Which sports expressions are most useful to learn first?

The most useful expressions to learn first are the ones that appear often in general conversation and across many settings. A strong starter group includes “drop the ball,” “step up to the plate,” “on the same team,” “out of left field,” “move the goalposts,” “slam dunk,” “ballpark figure,” “throw in the towel,” “hit a home run,” and “play hardball.” These are common because they describe situations that come up all the time: mistakes, responsibility, teamwork, surprises, unfair changes, easy wins, rough estimates, quitting, major success, and aggressive negotiation.

These expressions are especially valuable because they appear in both informal and professional English. At work, someone might ask for a “ballpark figure” on costs or say a colleague “stepped up to the plate” during a deadline. In politics, journalists often say a candidate is “playing hardball.” In everyday family conversation, someone may complain that a sibling “dropped the ball.” Learning the highest-frequency phrases first gives you the best return because you will hear them repeatedly and begin noticing subtle differences in tone. Some sound supportive, some critical, and some strategic. That practical familiarity matters more than learning a long list of rare idioms.

How can I tell whether a sports phrase sounds positive, negative, or neutral?

The tone of a sports phrase depends on both its usual meaning and the situation in which it is used. Some phrases are usually positive. “Step up to the plate” often praises someone for taking responsibility. “Hit a home run” usually means someone succeeded impressively. Others are usually negative. “Drop the ball” signals failure, while “move the goalposts” often accuses someone of changing the rules unfairly. Some expressions are more neutral and simply organize a conversation, such as “ballpark figure,” which usually means a rough estimate without strong emotional judgment.

Context also matters a great deal. “Playing hardball” can sound negative if the speaker thinks someone is being overly aggressive, but it can sound admiring if toughness is seen as necessary. “Out of left field” may describe an idea as surprising, but the exact tone could be amused, confused, or critical depending on the speaker’s voice and the surrounding discussion. For that reason, learners should pay attention not only to dictionary definitions but also to who is speaking, what problem is being discussed, and whether the phrase is meant as praise, criticism, humor, or warning. This is one of the reasons sports vocabulary is so important in American English: it often carries the emotional angle of the sentence, not just the factual content.

What is the best way to learn and use sports culture vocabulary naturally?

The best approach is to learn these expressions in context, not as isolated items on a vocabulary list. Start by collecting common phrases from real sources such as workplace conversations, podcasts, television interviews, news articles, and everyday dialogue. When you find a phrase, write down the full sentence, the topic being discussed, and the feeling behind it. This helps you understand how the expression functions socially. For example, if a manager says, “We cannot drop the ball on this client,” you can see that the phrase expresses urgency, responsibility, and risk, not just a simple mistake.
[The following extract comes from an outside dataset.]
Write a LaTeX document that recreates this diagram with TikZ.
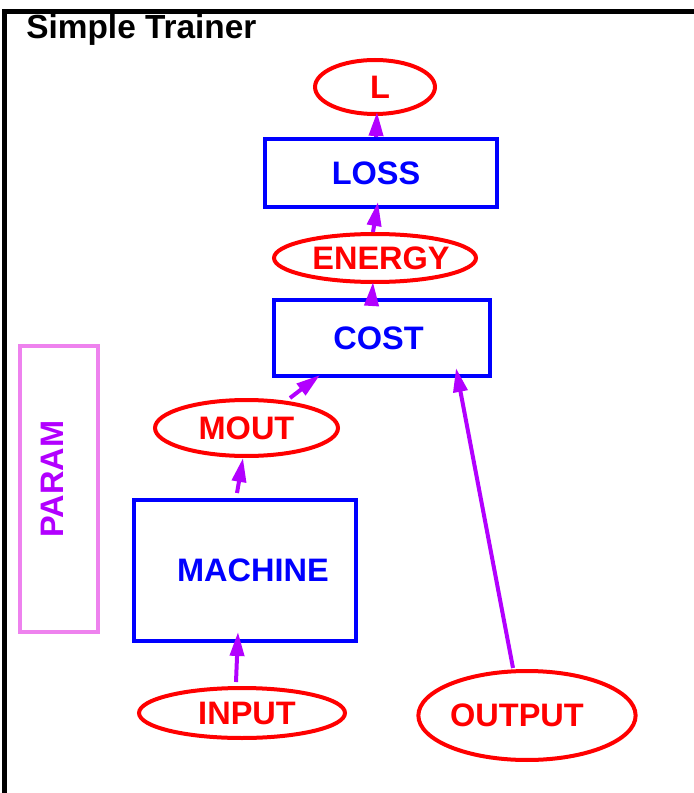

Next, practice using the expressions in realistic situations that match their normal tone. Instead of forcing them into every conversation, use them where they genuinely fit. You might say, “She really stepped up to the plate during the presentation,” or “Can you give me a ballpark figure?” This makes your English sound more natural and less memorized. It also helps to notice which expressions are more casual and which are acceptable in professional settings. Many sports idioms are widely accepted in business English, but overusing them can sound exaggerated. A balanced approach works best: understand the phrase, recognize its tone, and use it when it adds clarity. That is how sports culture vocabulary becomes a practical part of everyday American English rather than just an interesting list of idioms.